- MATERIAL FOR THE TASK -
——————
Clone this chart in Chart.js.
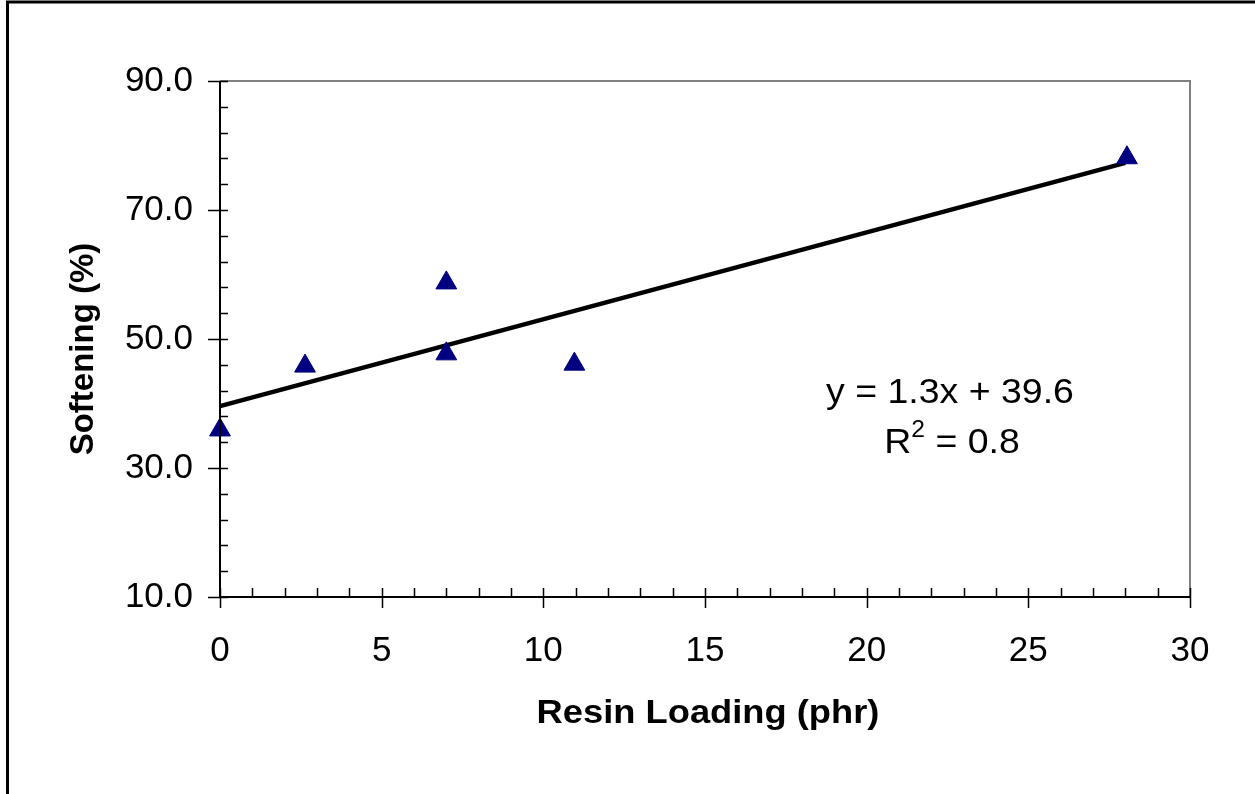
——————
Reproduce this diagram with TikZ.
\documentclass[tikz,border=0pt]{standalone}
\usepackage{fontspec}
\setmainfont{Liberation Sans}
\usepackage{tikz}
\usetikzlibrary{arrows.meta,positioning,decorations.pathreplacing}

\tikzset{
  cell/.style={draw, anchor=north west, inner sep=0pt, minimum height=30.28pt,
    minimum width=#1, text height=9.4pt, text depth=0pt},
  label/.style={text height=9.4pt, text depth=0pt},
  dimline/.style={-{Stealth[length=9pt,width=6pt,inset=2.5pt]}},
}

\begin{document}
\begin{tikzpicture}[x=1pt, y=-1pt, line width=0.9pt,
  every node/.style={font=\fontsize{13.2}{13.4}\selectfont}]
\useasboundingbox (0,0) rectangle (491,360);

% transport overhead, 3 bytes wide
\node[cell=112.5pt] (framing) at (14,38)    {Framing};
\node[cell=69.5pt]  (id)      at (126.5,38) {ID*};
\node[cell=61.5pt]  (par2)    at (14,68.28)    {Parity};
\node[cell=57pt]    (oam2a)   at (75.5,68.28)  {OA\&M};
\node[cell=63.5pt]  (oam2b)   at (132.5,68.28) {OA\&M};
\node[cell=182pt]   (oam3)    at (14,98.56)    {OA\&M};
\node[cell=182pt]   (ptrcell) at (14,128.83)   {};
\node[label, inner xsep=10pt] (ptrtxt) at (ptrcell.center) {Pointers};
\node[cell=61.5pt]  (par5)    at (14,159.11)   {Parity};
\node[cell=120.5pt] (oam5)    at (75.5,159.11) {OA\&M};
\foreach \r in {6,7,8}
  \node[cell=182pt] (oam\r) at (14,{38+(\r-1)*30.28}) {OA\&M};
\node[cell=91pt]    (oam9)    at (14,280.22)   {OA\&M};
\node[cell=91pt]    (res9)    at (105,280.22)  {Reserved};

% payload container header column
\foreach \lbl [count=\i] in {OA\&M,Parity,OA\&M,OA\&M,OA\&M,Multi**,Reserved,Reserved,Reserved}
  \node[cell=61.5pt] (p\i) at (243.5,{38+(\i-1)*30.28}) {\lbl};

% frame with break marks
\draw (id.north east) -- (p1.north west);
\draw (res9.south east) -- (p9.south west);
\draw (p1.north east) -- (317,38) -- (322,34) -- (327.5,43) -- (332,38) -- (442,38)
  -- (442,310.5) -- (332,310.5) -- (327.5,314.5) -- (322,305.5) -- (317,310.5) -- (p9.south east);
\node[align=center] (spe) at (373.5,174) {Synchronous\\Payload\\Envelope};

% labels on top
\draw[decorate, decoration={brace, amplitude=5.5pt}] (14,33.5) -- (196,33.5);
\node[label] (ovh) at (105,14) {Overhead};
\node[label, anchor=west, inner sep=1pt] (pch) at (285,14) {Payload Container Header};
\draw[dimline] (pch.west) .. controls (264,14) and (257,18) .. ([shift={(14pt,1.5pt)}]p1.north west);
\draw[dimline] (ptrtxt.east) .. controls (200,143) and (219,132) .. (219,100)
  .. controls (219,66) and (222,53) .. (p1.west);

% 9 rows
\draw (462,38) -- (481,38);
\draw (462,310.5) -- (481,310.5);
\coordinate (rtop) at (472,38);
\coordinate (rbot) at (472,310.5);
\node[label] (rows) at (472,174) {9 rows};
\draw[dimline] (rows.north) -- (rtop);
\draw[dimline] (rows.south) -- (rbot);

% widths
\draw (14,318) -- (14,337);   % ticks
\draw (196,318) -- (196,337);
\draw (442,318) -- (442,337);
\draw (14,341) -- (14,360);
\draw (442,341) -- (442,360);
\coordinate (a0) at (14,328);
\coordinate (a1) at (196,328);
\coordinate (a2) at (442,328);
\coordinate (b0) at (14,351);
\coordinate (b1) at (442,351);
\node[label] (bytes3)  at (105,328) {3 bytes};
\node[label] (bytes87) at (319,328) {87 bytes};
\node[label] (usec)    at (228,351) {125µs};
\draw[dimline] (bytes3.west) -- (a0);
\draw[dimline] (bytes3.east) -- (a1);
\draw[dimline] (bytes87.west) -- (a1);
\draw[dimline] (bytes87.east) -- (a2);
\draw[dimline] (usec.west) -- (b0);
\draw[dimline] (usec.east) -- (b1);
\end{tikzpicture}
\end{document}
——————
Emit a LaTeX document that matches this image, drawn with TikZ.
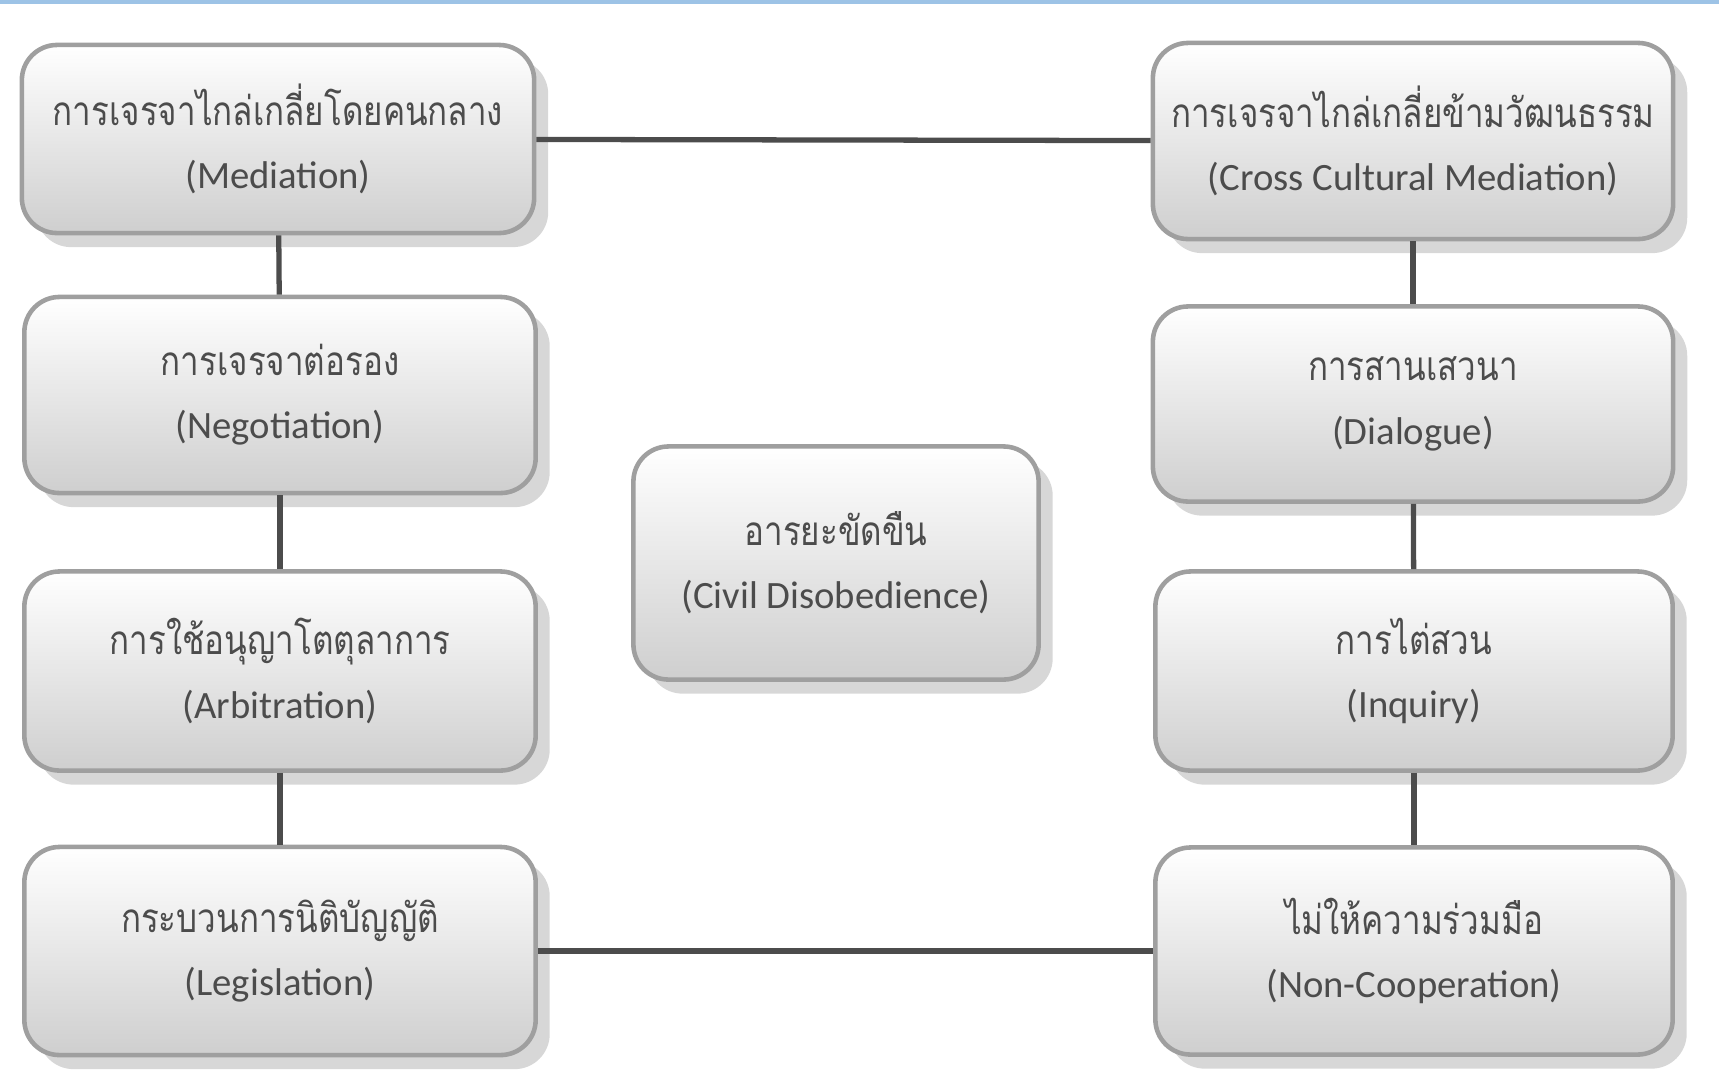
——————
- GOAL OF THE EXERCISE -
Copy out precisely the lines from the line with "Reproduce this diagram with TikZ." to the line with "(0,0) rectangle (491,360);" in the material above, including those two lines and omitting all the rest.

- FINISHED TASK -
Reproduce this diagram with TikZ.
\documentclass[tikz,border=0pt]{standalone}
\usepackage{fontspec}
\setmainfont{Liberation Sans}
\usepackage{tikz}
\usetikzlibrary{arrows.meta,positioning,decorations.pathreplacing}

\tikzset{
  cell/.style={draw, anchor=north west, inner sep=0pt, minimum height=30.28pt,
    minimum width=#1, text height=9.4pt, text depth=0pt},
  label/.style={text height=9.4pt, text depth=0pt},
  dimline/.style={-{Stealth[length=9pt,width=6pt,inset=2.5pt]}},
}

\begin{document}
\begin{tikzpicture}[x=1pt, y=-1pt, line width=0.9pt,
  every node/.style={font=\fontsize{13.2}{13.4}\selectfont}]
\useasboundingbox (0,0) rectangle (491,360);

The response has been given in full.